Understand Domain of Square Root Function: Understand the domain of a square root function. The domain of a square root function $y = \sqrt{f(x)}$ includes all values of $x$ for which the expression inside the square root, $f(x)$ , is greater than or equal to $0$ , because the square root of a negative number is not a real number.
Set Inequality for Square Root: Set the inside of the square root greater than or equal to zero. $\newline$ We need to find the values of $x$ for which $x^2 + 5x - 6$ is greater than or equal to zero. So we set up the inequality: $\newline$ $x^2 + 5x - 6 \geq 0$
Factor Quadratic Expression: Factor the quadratic expression. $\newline$ To solve the inequality, we first factor the quadratic expression $x^2 + 5x - 6$ . This factors into $(x + 6)(x - 1)$ . $\newline$ So the inequality becomes: $\newline$ $(x + 6)(x - 1) \geq 0$
Find Critical Points: Find the critical points of the inequality. $\newline$ The critical points are the values of $x$ where the expression equals zero. We set each factor equal to zero and solve for $x$ : $\newline$ $x + 6 = 0 \Rightarrow x = -6$ $\newline$ $x - 1 = 0 \Rightarrow x = 1$ $\newline$ These are the points where the expression inside the square root changes sign.
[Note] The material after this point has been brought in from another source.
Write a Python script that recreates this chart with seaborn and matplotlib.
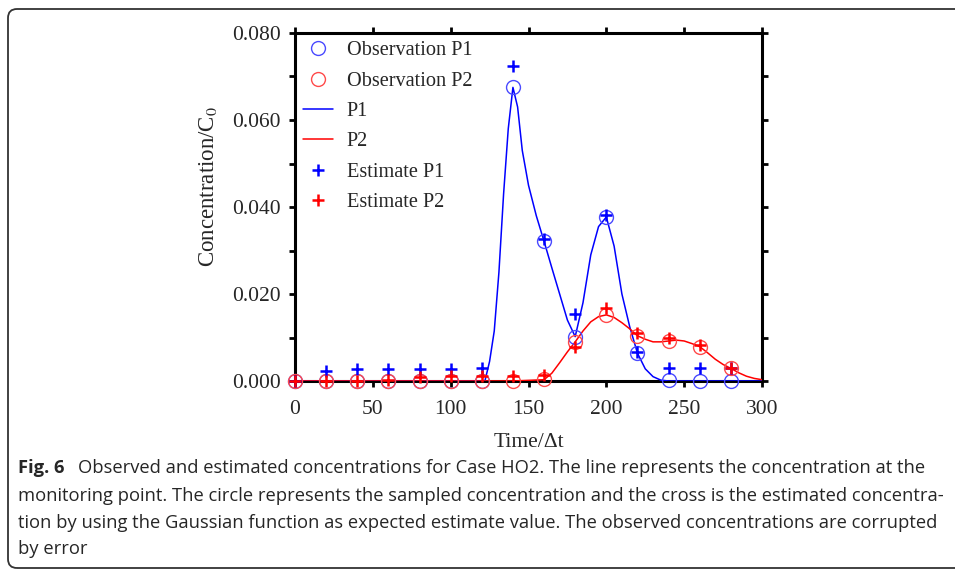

Determine Intervals to Test: Determine the intervals to test. $\newline$ We now have three intervals to test based on the critical points: $(-\infty, -6)$ , $(-6, 1)$ , and $(1, \infty)$ . We will test a value from each interval to see if the expression inside the square root is positive or negative in that interval.
Test Intervals: Test the intervals. $\newline$ For the interval $(-\infty, -6)$ , we can test $x = -7$ : $\newline$ $(-7 + 6)(-7 - 1) = (-1)(-8) = 8$ , which is positive. $\newline$ For the interval $(-6, 1)$ , we can test $x = 0$ : $\newline$ $(0 + 6)(0 - 1) = (6)(-1) = -6$ , which is negative. $\newline$ For the interval $(1, \infty)$ , we can test $x = 2$ : $\newline$ $(2 + 6)(2 - 1) = (8)(1) = 8$ , which is positive. $\newline$ So the expression inside the square root is positive in the intervals $(-\infty, -6)$ and $(1, \infty)$ .
Write Domain of Function: Write the domain of the function. $\newline$ The domain of the function $y = \sqrt{x^2 + 5x - 6}$ is the union of the intervals where the expression inside the square root is non-negative. Therefore, the domain is: $\newline$ $(-\infty, -6] \cup [1, \infty)$